You should trace/monitor this signal all the way to the GPIO connected ON the RPI board, if that is constant you can say that the hardware is working stable. Be also sure you're using the correct pins and the signal looks still acceptable when it enter the RPi. Breadboard, because of the way they are built, do have some effects that are unwanted (mainly capacities), but for the average speed of Wiegand this should not influence too much I guess, but check it anyway.

After that you can start to look at the software. Those errors (-2) you talk about are an indication that something is not happy, you'll need to check those before you continue. I am sure Google or a man page can provide the answer to that. Further, when data comes in those interrupt handlers should fire (I guess around 26 times per 'swipe'), if that does not happen, data is still not coming in.
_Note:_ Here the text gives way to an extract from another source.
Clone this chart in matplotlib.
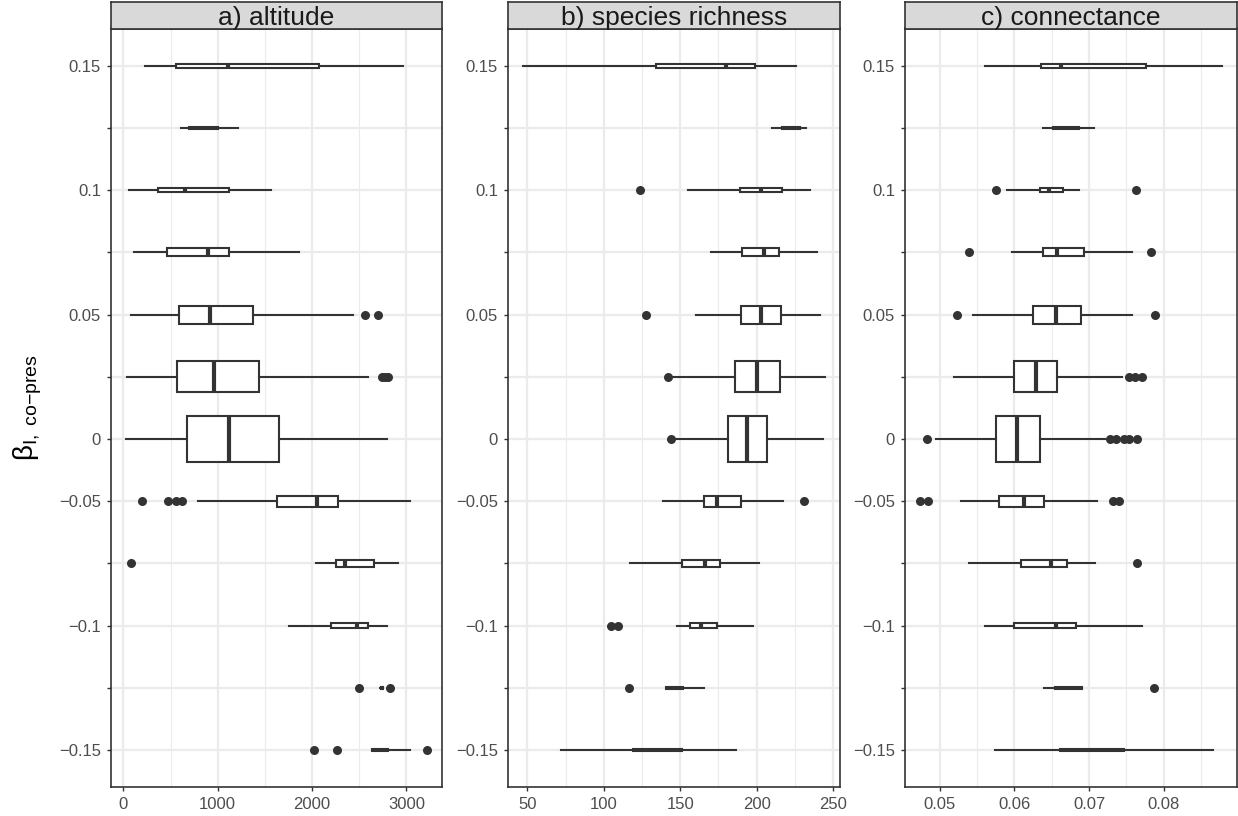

But checking the code, it looks that it should be able to work, so I guess for the moment, the hardware is still not in optimal shape.

You can also see if those interrupt handlers trigger by just manually connecting and de-connecting the 3.3v to the input that you are using, if you add some printf() to the interrupt handler, something should be printed at least one time when you disconnect the 3.3v from that pin (edge and falling are used by gpio, I assume that means trigger on falling edge).

And to answer your last question, Yes, I had no problem using RFID readers on the RPi, but I avoided Wiegand from the beginning!

Hope this helps...

Answer 2

So, I got some help from a fellow Freeside member on wiring the RFID reader to the Pi's GPIO. I don't completely understand the circuit, but the gist is that there wasn't enough signal reaching the Pi's GPIO with the circuit the way I had it wired. Instead, we came up with this (see below).

Then, when running the wiegand.c program again, this time we got a good signal and the program was able to decode the bit array correctly, and generate the RFID token ID!